** START Data **
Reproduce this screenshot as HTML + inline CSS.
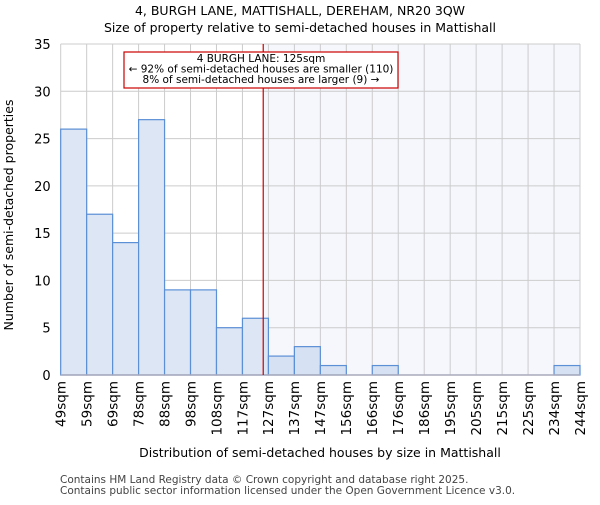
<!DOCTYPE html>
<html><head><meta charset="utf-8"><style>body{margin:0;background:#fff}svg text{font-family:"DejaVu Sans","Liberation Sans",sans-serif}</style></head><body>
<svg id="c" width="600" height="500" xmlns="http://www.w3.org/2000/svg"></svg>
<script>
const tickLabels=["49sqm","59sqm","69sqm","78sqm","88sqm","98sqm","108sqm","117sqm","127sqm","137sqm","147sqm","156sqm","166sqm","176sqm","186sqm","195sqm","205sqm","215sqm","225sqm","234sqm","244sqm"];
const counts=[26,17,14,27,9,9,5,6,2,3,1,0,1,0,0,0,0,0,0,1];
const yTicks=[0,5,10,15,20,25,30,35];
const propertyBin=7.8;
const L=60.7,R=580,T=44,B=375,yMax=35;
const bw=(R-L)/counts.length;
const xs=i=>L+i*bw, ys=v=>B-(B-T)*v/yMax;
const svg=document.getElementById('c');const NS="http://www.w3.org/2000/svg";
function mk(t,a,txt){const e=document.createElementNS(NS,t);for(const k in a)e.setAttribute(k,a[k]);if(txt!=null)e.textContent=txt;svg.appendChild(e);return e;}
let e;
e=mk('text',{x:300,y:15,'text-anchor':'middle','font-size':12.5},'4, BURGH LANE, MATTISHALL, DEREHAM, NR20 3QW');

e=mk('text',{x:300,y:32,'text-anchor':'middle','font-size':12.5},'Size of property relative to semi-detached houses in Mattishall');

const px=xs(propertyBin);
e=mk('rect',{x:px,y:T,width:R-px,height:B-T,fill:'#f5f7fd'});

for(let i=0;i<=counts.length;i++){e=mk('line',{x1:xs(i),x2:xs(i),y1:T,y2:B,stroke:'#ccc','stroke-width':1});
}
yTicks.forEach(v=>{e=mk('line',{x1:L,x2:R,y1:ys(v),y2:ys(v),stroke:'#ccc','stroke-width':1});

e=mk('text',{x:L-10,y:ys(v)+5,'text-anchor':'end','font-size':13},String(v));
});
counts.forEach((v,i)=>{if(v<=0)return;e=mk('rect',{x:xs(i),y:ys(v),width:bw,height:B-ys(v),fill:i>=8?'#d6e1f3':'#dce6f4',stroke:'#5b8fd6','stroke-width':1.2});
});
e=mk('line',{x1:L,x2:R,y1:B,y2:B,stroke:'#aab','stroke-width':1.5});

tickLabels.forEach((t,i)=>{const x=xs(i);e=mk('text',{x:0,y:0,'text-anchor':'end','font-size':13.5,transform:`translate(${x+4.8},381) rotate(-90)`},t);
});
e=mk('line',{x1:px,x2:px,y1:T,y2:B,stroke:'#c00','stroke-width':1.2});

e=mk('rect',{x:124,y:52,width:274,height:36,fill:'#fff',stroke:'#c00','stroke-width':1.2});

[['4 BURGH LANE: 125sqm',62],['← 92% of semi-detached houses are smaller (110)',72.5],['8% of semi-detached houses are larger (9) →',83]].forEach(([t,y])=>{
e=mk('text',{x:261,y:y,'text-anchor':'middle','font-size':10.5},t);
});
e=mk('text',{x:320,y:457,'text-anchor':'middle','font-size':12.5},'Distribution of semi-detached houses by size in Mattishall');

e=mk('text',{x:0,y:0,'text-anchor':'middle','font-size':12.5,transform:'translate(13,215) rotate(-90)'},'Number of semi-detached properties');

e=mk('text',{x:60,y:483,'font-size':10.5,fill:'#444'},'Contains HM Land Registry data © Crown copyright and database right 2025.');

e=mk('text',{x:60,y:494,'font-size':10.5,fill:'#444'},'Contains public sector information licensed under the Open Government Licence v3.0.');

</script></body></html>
** END Data **
*Direction*.
Exclude the pictures. Write out the remaining data exactly.

*Result of the exercise*.
Reproduce this screenshot as HTML + inline CSS.
<!DOCTYPE html>
<html><head><meta charset="utf-8"><style>body{margin:0;background:#fff}svg text{font-family:"DejaVu Sans","Liberation Sans",sans-serif}</style></head><body>
<svg id="c" width="600" height="500" xmlns="http://www.w3.org/2000/svg"></svg>
<script>
const tickLabels=["49sqm","59sqm","69sqm","78sqm","88sqm","98sqm","108sqm","117sqm","127sqm","137sqm","147sqm","156sqm","166sqm","176sqm","186sqm","195sqm","205sqm","215sqm","225sqm","234sqm","244sqm"];
const counts=[26,17,14,27,9,9,5,6,2,3,1,0,1,0,0,0,0,0,0,1];
const yTicks=[0,5,10,15,20,25,30,35];
const propertyBin=7.8;
const L=60.7,R=580,T=44,B=375,yMax=35;
const bw=(R-L)/counts.length;
const xs=i=>L+i*bw, ys=v=>B-(B-T)*v/yMax;
const svg=document.getElementById('c');const NS="http://www.w3.org/2000/svg";
function mk(t,a,txt){const e=document.createElementNS(NS,t);for(const k in a)e.setAttribute(k,a[k]);if(txt!=null)e.textContent=txt;svg.appendChild(e);return e;}
let e;
e=mk('text',{x:300,y:15,'text-anchor':'middle','font-size':12.5},'4, BURGH LANE, MATTISHALL, DEREHAM, NR20 3QW');

e=mk('text',{x:300,y:32,'text-anchor':'middle','font-size':12.5},'Size of property relative to semi-detached houses in Mattishall');

const px=xs(propertyBin);
e=mk('rect',{x:px,y:T,width:R-px,height:B-T,fill:'#f5f7fd'});

for(let i=0;i<=counts.length;i++){e=mk('line',{x1:xs(i),x2:xs(i),y1:T,y2:B,stroke:'#ccc','stroke-width':1});
}
yTicks.forEach(v=>{e=mk('line',{x1:L,x2:R,y1:ys(v),y2:ys(v),stroke:'#ccc','stroke-width':1});

e=mk('text',{x:L-10,y:ys(v)+5,'text-anchor':'end','font-size':13},String(v));
});
counts.forEach((v,i)=>{if(v<=0)return;e=mk('rect',{x:xs(i),y:ys(v),width:bw,height:B-ys(v),fill:i>=8?'#d6e1f3':'#dce6f4',stroke:'#5b8fd6','stroke-width':1.2});
});
e=mk('line',{x1:L,x2:R,y1:B,y2:B,stroke:'#aab','stroke-width':1.5});

tickLabels.forEach((t,i)=>{const x=xs(i);e=mk('text',{x:0,y:0,'text-anchor':'end','font-size':13.5,transform:`translate(${x+4.8},381) rotate(-90)`},t);
});
e=mk('line',{x1:px,x2:px,y1:T,y2:B,stroke:'#c00','stroke-width':1.2});

e=mk('rect',{x:124,y:52,width:274,height:36,fill:'#fff',stroke:'#c00','stroke-width':1.2});

[['4 BURGH LANE: 125sqm',62],['← 92% of semi-detached houses are smaller (110)',72.5],['8% of semi-detached houses are larger (9) →',83]].forEach(([t,y])=>{
e=mk('text',{x:261,y:y,'text-anchor':'middle','font-size':10.5},t);
});
e=mk('text',{x:320,y:457,'text-anchor':'middle','font-size':12.5},'Distribution of semi-detached houses by size in Mattishall');

e=mk('text',{x:0,y:0,'text-anchor':'middle','font-size':12.5,transform:'translate(13,215) rotate(-90)'},'Number of semi-detached properties');

e=mk('text',{x:60,y:483,'font-size':10.5,fill:'#444'},'Contains HM Land Registry data © Crown copyright and database right 2025.');

e=mk('text',{x:60,y:494,'font-size':10.5,fill:'#444'},'Contains public sector information licensed under the Open Government Licence v3.0.');

</script></body></html>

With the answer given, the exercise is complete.